START Information shown

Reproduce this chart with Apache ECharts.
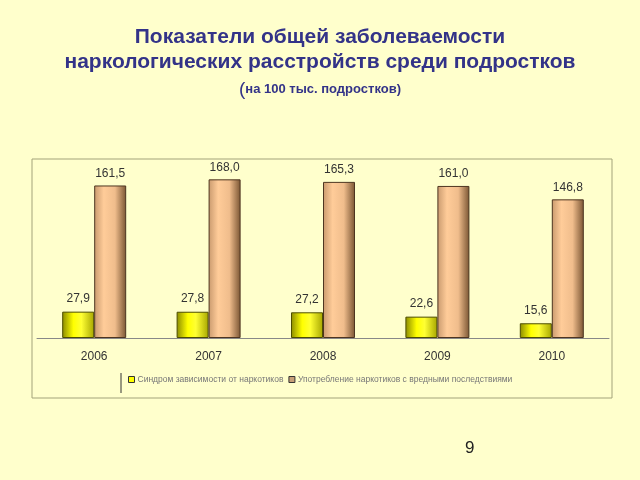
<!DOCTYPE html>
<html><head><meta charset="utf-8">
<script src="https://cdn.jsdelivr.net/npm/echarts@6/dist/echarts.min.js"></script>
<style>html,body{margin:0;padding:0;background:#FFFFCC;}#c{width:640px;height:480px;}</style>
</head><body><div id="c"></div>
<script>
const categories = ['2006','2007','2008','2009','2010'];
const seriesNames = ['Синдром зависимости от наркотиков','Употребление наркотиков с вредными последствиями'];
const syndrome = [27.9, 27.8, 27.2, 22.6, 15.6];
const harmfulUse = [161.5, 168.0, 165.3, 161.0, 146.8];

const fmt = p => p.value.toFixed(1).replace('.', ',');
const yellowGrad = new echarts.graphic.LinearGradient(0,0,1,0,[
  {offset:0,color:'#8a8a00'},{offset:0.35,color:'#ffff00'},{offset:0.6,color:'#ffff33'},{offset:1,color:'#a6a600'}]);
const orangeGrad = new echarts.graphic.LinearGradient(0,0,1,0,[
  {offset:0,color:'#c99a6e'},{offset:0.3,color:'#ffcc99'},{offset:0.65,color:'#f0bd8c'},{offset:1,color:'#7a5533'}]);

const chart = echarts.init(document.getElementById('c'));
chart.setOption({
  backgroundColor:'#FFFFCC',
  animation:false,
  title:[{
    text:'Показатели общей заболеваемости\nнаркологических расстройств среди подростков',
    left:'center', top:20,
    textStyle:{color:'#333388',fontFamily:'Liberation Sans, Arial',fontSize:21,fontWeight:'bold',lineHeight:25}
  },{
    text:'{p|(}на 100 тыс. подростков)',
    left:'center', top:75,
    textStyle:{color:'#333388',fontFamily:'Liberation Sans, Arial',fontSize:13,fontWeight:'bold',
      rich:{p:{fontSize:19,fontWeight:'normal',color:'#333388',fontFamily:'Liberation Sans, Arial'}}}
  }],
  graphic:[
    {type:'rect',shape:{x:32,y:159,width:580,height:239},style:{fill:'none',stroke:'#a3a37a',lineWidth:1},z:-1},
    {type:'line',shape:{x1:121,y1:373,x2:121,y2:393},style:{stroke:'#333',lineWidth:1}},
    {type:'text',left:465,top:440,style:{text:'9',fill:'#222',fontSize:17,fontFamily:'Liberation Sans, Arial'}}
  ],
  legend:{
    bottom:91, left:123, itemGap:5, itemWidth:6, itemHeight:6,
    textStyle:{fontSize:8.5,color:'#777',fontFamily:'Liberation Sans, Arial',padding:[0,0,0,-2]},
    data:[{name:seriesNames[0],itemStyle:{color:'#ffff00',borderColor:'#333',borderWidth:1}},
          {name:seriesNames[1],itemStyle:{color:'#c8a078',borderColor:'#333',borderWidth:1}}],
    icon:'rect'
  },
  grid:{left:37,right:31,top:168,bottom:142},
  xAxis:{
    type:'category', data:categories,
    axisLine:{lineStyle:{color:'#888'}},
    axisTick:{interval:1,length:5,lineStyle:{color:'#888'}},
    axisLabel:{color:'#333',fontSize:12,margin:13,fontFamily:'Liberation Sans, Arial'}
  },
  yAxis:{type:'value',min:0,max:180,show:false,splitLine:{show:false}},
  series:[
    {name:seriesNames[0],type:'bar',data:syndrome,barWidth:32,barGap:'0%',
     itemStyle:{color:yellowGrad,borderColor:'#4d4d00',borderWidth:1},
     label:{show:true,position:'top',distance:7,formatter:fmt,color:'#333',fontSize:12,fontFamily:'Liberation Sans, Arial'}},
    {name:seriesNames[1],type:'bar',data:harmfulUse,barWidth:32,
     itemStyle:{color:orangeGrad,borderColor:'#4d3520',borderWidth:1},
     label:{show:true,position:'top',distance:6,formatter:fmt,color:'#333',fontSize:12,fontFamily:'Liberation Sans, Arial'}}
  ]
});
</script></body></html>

END Information shown

• _Task instructions_:
Write out the listing above again, exactly, but with no pictures in the copy.

• _Correct answer_:
Reproduce this chart with Apache ECharts.
<!DOCTYPE html>
<html><head><meta charset="utf-8">
<script src="https://cdn.jsdelivr.net/npm/echarts@6/dist/echarts.min.js"></script>
<style>html,body{margin:0;padding:0;background:#FFFFCC;}#c{width:640px;height:480px;}</style>
</head><body><div id="c"></div>
<script>
const categories = ['2006','2007','2008','2009','2010'];
const seriesNames = ['Синдром зависимости от наркотиков','Употребление наркотиков с вредными последствиями'];
const syndrome = [27.9, 27.8, 27.2, 22.6, 15.6];
const harmfulUse = [161.5, 168.0, 165.3, 161.0, 146.8];

const fmt = p => p.value.toFixed(1).replace('.', ',');
const yellowGrad = new echarts.graphic.LinearGradient(0,0,1,0,[
  {offset:0,color:'#8a8a00'},{offset:0.35,color:'#ffff00'},{offset:0.6,color:'#ffff33'},{offset:1,color:'#a6a600'}]);
const orangeGrad = new echarts.graphic.LinearGradient(0,0,1,0,[
  {offset:0,color:'#c99a6e'},{offset:0.3,color:'#ffcc99'},{offset:0.65,color:'#f0bd8c'},{offset:1,color:'#7a5533'}]);

const chart = echarts.init(document.getElementById('c'));
chart.setOption({
  backgroundColor:'#FFFFCC',
  animation:false,
  title:[{
    text:'Показатели общей заболеваемости\nнаркологических расстройств среди подростков',
    left:'center', top:20,
    textStyle:{color:'#333388',fontFamily:'Liberation Sans, Arial',fontSize:21,fontWeight:'bold',lineHeight:25}
  },{
    text:'{p|(}на 100 тыс. подростков)',
    left:'center', top:75,
    textStyle:{color:'#333388',fontFamily:'Liberation Sans, Arial',fontSize:13,fontWeight:'bold',
      rich:{p:{fontSize:19,fontWeight:'normal',color:'#333388',fontFamily:'Liberation Sans, Arial'}}}
  }],
  graphic:[
    {type:'rect',shape:{x:32,y:159,width:580,height:239},style:{fill:'none',stroke:'#a3a37a',lineWidth:1},z:-1},
    {type:'line',shape:{x1:121,y1:373,x2:121,y2:393},style:{stroke:'#333',lineWidth:1}},
    {type:'text',left:465,top:440,style:{text:'9',fill:'#222',fontSize:17,fontFamily:'Liberation Sans, Arial'}}
  ],
  legend:{
    bottom:91, left:123, itemGap:5, itemWidth:6, itemHeight:6,
    textStyle:{fontSize:8.5,color:'#777',fontFamily:'Liberation Sans, Arial',padding:[0,0,0,-2]},
    data:[{name:seriesNames[0],itemStyle:{color:'#ffff00',borderColor:'#333',borderWidth:1}},
          {name:seriesNames[1],itemStyle:{color:'#c8a078',borderColor:'#333',borderWidth:1}}],
    icon:'rect'
  },
  grid:{left:37,right:31,top:168,bottom:142},
  xAxis:{
    type:'category', data:categories,
    axisLine:{lineStyle:{color:'#888'}},
    axisTick:{interval:1,length:5,lineStyle:{color:'#888'}},
    axisLabel:{color:'#333',fontSize:12,margin:13,fontFamily:'Liberation Sans, Arial'}
  },
  yAxis:{type:'value',min:0,max:180,show:false,splitLine:{show:false}},
  series:[
    {name:seriesNames[0],type:'bar',data:syndrome,barWidth:32,barGap:'0%',
     itemStyle:{color:yellowGrad,borderColor:'#4d4d00',borderWidth:1},
     label:{show:true,position:'top',distance:7,formatter:fmt,color:'#333',fontSize:12,fontFamily:'Liberation Sans, Arial'}},
    {name:seriesNames[1],type:'bar',data:harmfulUse,barWidth:32,
     itemStyle:{color:orangeGrad,borderColor:'#4d3520',borderWidth:1},
     label:{show:true,position:'top',distance:6,formatter:fmt,color:'#333',fontSize:12,fontFamily:'Liberation Sans, Arial'}}
  ]
});
</script></body></html>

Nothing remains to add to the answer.